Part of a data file

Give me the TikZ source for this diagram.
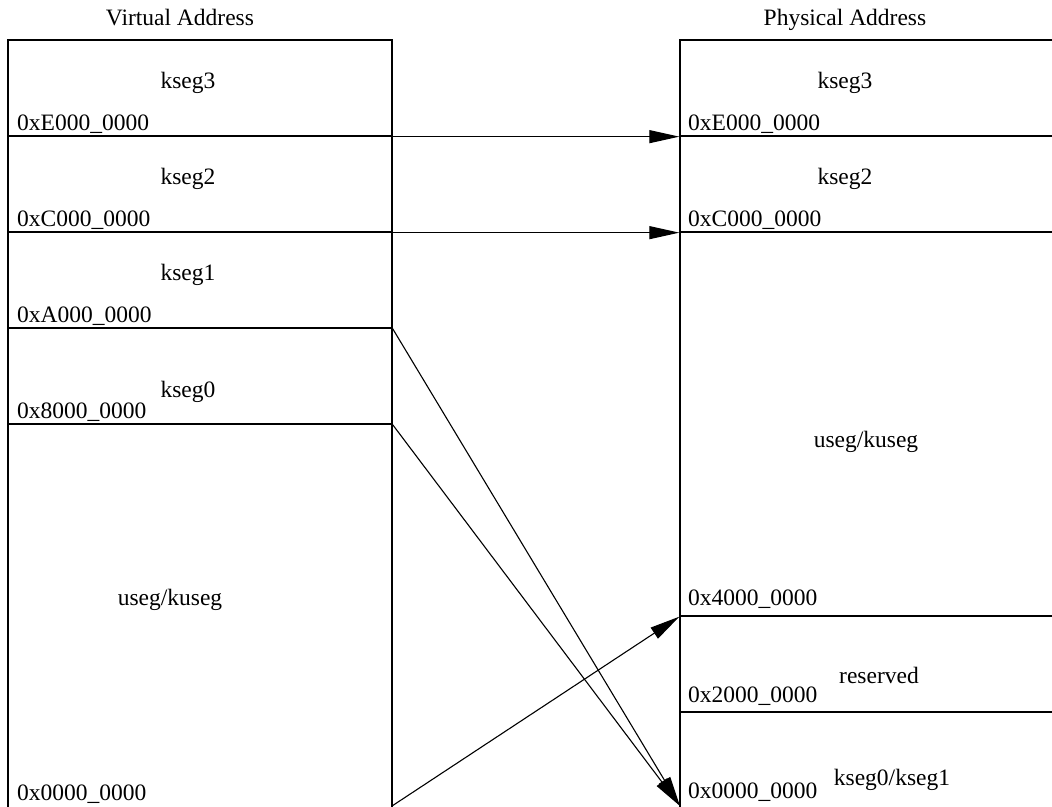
\documentclass[tikz,border=0pt]{standalone}
\usepackage{fontspec}
\setmainfont{Liberation Serif}
\usetikzlibrary{arrows.meta}
\tikzset{
  seg/.style={draw, line width=1.3pt, inner sep=0pt, minimum width=#1},
  seglabel/.style={anchor=base, inner sep=0pt},
  addr/.style={anchor=base west, inner sep=0pt},
  mapto/.style={line width=1.1pt, -{Triangle[length=30pt, width=13pt]}}
}
\begin{document}
\begin{tikzpicture}[x=1pt, y=-1pt, font=\fontsize{23.5}{28}\selectfont]
			%%%%% START %%%%%
			\clip (0, 0) rectangle (1052, 806);
			
			% virtual side
			\node[seglabel] (vtitle) at (180, 25) {Virtual Address};
			\node[seg=384pt, minimum height=96pt] (vk3) at (200, 88) {};
			\node[seg=384pt, minimum height=96pt] (vk2) at (200, 184) {};
			\node[seg=384pt, minimum height=96pt] (vk1) at (200, 280) {};
			\node[seg=384pt, minimum height=96pt] (vk0) at (200, 376) {};
			\node[seg=384pt, minimum height=436pt] (vku) at (200, 642) {};
			
			\node[seglabel] (vk3l) at (188, 88) {kseg3};
			\node[addr] (vk3a) at (17, 130) {0xE000\_0000};
			\node[seglabel] (vk2l) at (188, 184) {kseg2};
			\node[addr] (vk2a) at (17, 226) {0xC000\_0000};
			\node[seglabel] (vk1l) at (188, 280) {kseg1};
			\node[addr] (vk1a) at (17, 322) {0xA000\_0000};
			\node[seglabel] (vk0l) at (188, 397) {kseg0};
			\node[addr] (vk0a) at (17, 418) {0x8000\_0000};
			\node[seglabel] (vkul) at (170, 605) {useg/kuseg};
			\node[addr] (vkua) at (17, 800) {0x0000\_0000};
			
			% physical side
			\node[seglabel] (ptitle) at (845, 25) {Physical Address};
			\node[seg=400pt, minimum height=96pt] (pk3) at (880, 88) {};
			\node[seg=400pt, minimum height=96pt] (pk2) at (880, 184) {};
			\node[seg=400pt, minimum height=384pt] (pku) at (880, 424) {};
			\node[seg=400pt, minimum height=96pt] (pres) at (880, 664) {};
			\node[seg=400pt, minimum height=118pt] (pk01) at (880, 771) {};
			
			\node[seglabel] (pk3l) at (845, 88) {kseg3};
			\node[addr] (pk3a) at (688, 130) {0xE000\_0000};
			\node[seglabel] (pk2l) at (845, 184) {kseg2};
			\node[addr] (pk2a) at (688, 226) {0xC000\_0000};
			\node[seglabel] (pkul) at (866, 447) {useg/kuseg};
			\node[addr] (pkua) at (688, 605) {0x4000\_0000};
			\node[seglabel] (presl) at (879, 683) {reserved};
			\node[addr] (presa) at (688, 702) {0x2000\_0000};
			\node[seglabel] (pk01l) at (892, 785) {kseg0/kseg1};
			\node[addr] (pk01a) at (688, 798) {0x0000\_0000};
			
			\coordinate (vbot) at (392, 806);
			\coordinate (pbot) at (680, 806);
			
			% mappings
			\draw[mapto] (vk3.south east) -- (pk3.south west);
			\draw[mapto] (vk2.south east) -- (pk2.south west);
			\draw[mapto] (vk1.south east) -- (pbot);
			\draw[mapto] (vk0.south east) -- (pbot);
			\draw[mapto] (vbot) -- (pku.south west);
			%%%%% END %%%%%
\end{tikzpicture}
\end{document}
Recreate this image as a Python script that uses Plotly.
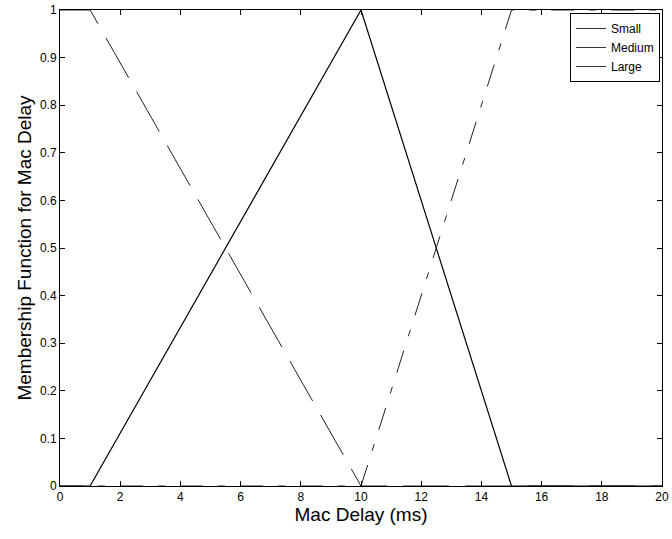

INSTRUCTION:
Repeat verbatim all the material, but not the pictures.

TASK SOLUTION:
Give me the TikZ source for this diagram.
\documentclass[tikz,border=0pt]{standalone}
\usepackage{fontspec}
\setmainfont{Liberation Serif}
\usetikzlibrary{arrows.meta}
\tikzset{
  seg/.style={draw, line width=1.3pt, inner sep=0pt, minimum width=#1},
  seglabel/.style={anchor=base, inner sep=0pt},
  addr/.style={anchor=base west, inner sep=0pt},
  mapto/.style={line width=1.1pt, -{Triangle[length=30pt, width=13pt]}}
}
\begin{document}
\begin{tikzpicture}[x=1pt, y=-1pt, font=\fontsize{23.5}{28}\selectfont]
			%%%%% START %%%%%
			\clip (0, 0) rectangle (1052, 806);
			
			% virtual side
			\node[seglabel] (vtitle) at (180, 25) {Virtual Address};
			\node[seg=384pt, minimum height=96pt] (vk3) at (200, 88) {};
			\node[seg=384pt, minimum height=96pt] (vk2) at (200, 184) {};
			\node[seg=384pt, minimum height=96pt] (vk1) at (200, 280) {};
			\node[seg=384pt, minimum height=96pt] (vk0) at (200, 376) {};
			\node[seg=384pt, minimum height=436pt] (vku) at (200, 642) {};
			
			\node[seglabel] (vk3l) at (188, 88) {kseg3};
			\node[addr] (vk3a) at (17, 130) {0xE000\_0000};
			\node[seglabel] (vk2l) at (188, 184) {kseg2};
			\node[addr] (vk2a) at (17, 226) {0xC000\_0000};
			\node[seglabel] (vk1l) at (188, 280) {kseg1};
			\node[addr] (vk1a) at (17, 322) {0xA000\_0000};
			\node[seglabel] (vk0l) at (188, 397) {kseg0};
			\node[addr] (vk0a) at (17, 418) {0x8000\_0000};
			\node[seglabel] (vkul) at (170, 605) {useg/kuseg};
			\node[addr] (vkua) at (17, 800) {0x0000\_0000};
			
			% physical side
			\node[seglabel] (ptitle) at (845, 25) {Physical Address};
			\node[seg=400pt, minimum height=96pt] (pk3) at (880, 88) {};
			\node[seg=400pt, minimum height=96pt] (pk2) at (880, 184) {};
			\node[seg=400pt, minimum height=384pt] (pku) at (880, 424) {};
			\node[seg=400pt, minimum height=96pt] (pres) at (880, 664) {};
			\node[seg=400pt, minimum height=118pt] (pk01) at (880, 771) {};
			
			\node[seglabel] (pk3l) at (845, 88) {kseg3};
			\node[addr] (pk3a) at (688, 130) {0xE000\_0000};
			\node[seglabel] (pk2l) at (845, 184) {kseg2};
			\node[addr] (pk2a) at (688, 226) {0xC000\_0000};
			\node[seglabel] (pkul) at (866, 447) {useg/kuseg};
			\node[addr] (pkua) at (688, 605) {0x4000\_0000};
			\node[seglabel] (presl) at (879, 683) {reserved};
			\node[addr] (presa) at (688, 702) {0x2000\_0000};
			\node[seglabel] (pk01l) at (892, 785) {kseg0/kseg1};
			\node[addr] (pk01a) at (688, 798) {0x0000\_0000};
			
			\coordinate (vbot) at (392, 806);
			\coordinate (pbot) at (680, 806);
			
			% mappings
			\draw[mapto] (vk3.south east) -- (pk3.south west);
			\draw[mapto] (vk2.south east) -- (pk2.south west);
			\draw[mapto] (vk1.south east) -- (pbot);
			\draw[mapto] (vk0.south east) -- (pbot);
			\draw[mapto] (vbot) -- (pku.south west);
			%%%%% END %%%%%
\end{tikzpicture}
\end{document}
Recreate this image as a Python script that uses Plotly.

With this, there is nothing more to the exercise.